## Exercise details
Copy out each line in the material below that has the word "matplotlib".

#####

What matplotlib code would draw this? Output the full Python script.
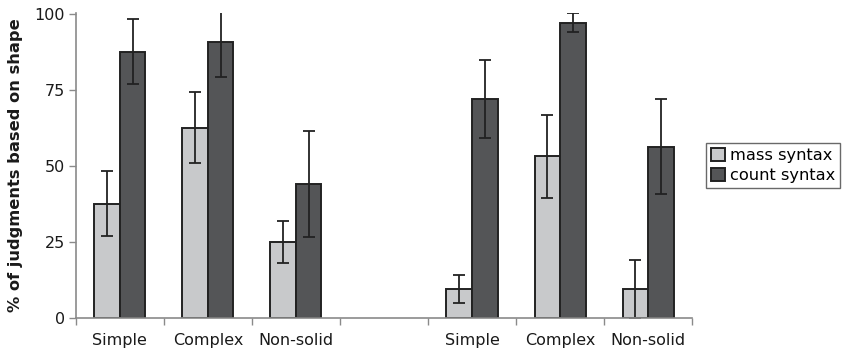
import matplotlib.pyplot as plt
import numpy as np

categories = ['Simple', 'Complex', 'Non-solid', '', 'Simple', 'Complex', 'Non-solid']
mass_vals = [37.5, 62.6, 25.0, np.nan, 9.5, 53.2, 9.5]
mass_err = [10.7, 11.7, 6.8, np.nan, 4.6, 13.7, 9.5]
count_vals = [87.6, 90.7, 44.0, np.nan, 72.0, 97.1, 56.4]
count_err = [10.7, 11.4, 17.4, np.nan, 12.8, 3.1, 15.5]

LIGHT = '#c8c9cb'
DARK = '#545557'
EDGE = '#222222'
AXIS = '#8a8a8a'


def main():
    fig = plt.figure(figsize=(8.43, 3.54), dpi=100)
    ax = fig.add_axes([0.090, 0.102, 0.731, 0.861])

    x = np.arange(len(categories)) + 0.5
    w = 0.29
    err_kw = dict(ecolor=EDGE, elinewidth=1.3, capsize=4.3, capthick=1.3)

    ax.bar(x - w / 2, mass_vals, w, yerr=mass_err, color=LIGHT,
           edgecolor=EDGE, linewidth=1.4, label='mass syntax', error_kw=err_kw)
    ax.bar(x + w / 2, count_vals, w, yerr=count_err, color=DARK,
           edgecolor=EDGE, linewidth=1.4, label='count syntax', error_kw=err_kw)

    ax.set_xlim(0, len(categories))
    ax.set_ylim(0, 100.3)
    ax.set_yticks([0, 25, 50, 75, 100])

    # labels at slot centres, tick marks at slot borders
    ax.set_xticks(x)
    ax.set_xticklabels(categories)
    ax.set_xticks(np.arange(len(categories) + 1), minor=True)
    ax.tick_params(axis='x', which='major', length=0, pad=11, labelsize=11.5,
                   labelcolor='#1a1a1a')
    ax.tick_params(axis='x', which='minor', length=5, color=AXIS, width=1)
    ax.tick_params(axis='y', length=5, color=AXIS, width=1, labelsize=11.5,
                   pad=3, labelcolor='#1a1a1a')

    for s in ['top', 'right']:
        ax.spines[s].set_visible(False)
    for s in ['left', 'bottom']:
        ax.spines[s].set_color(AXIS)
        ax.spines[s].set_linewidth(1.2)

    ax.set_ylabel('% of judgments based on shape', fontsize=11.7,
                  fontweight='bold', labelpad=8, color='#1a1a1a')

    leg = ax.legend(loc='center left', bbox_to_anchor=(1.022, 0.5),
                    fontsize=11.7, frameon=True, fancybox=False,
                    handlelength=0.9, handleheight=0.9, handletextpad=0.3,
                    borderpad=0.3, labelspacing=0.3, borderaxespad=0)
    leg.get_frame().set_edgecolor('#444444')
    leg.get_frame().set_linewidth(1)

    fig.savefig('out.png', dpi=100)
    plt.close(fig)


if __name__ == '__main__':
    main()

#####

## Problem solution
What matplotlib code would draw this? Output the full Python script.
import matplotlib.pyplot as plt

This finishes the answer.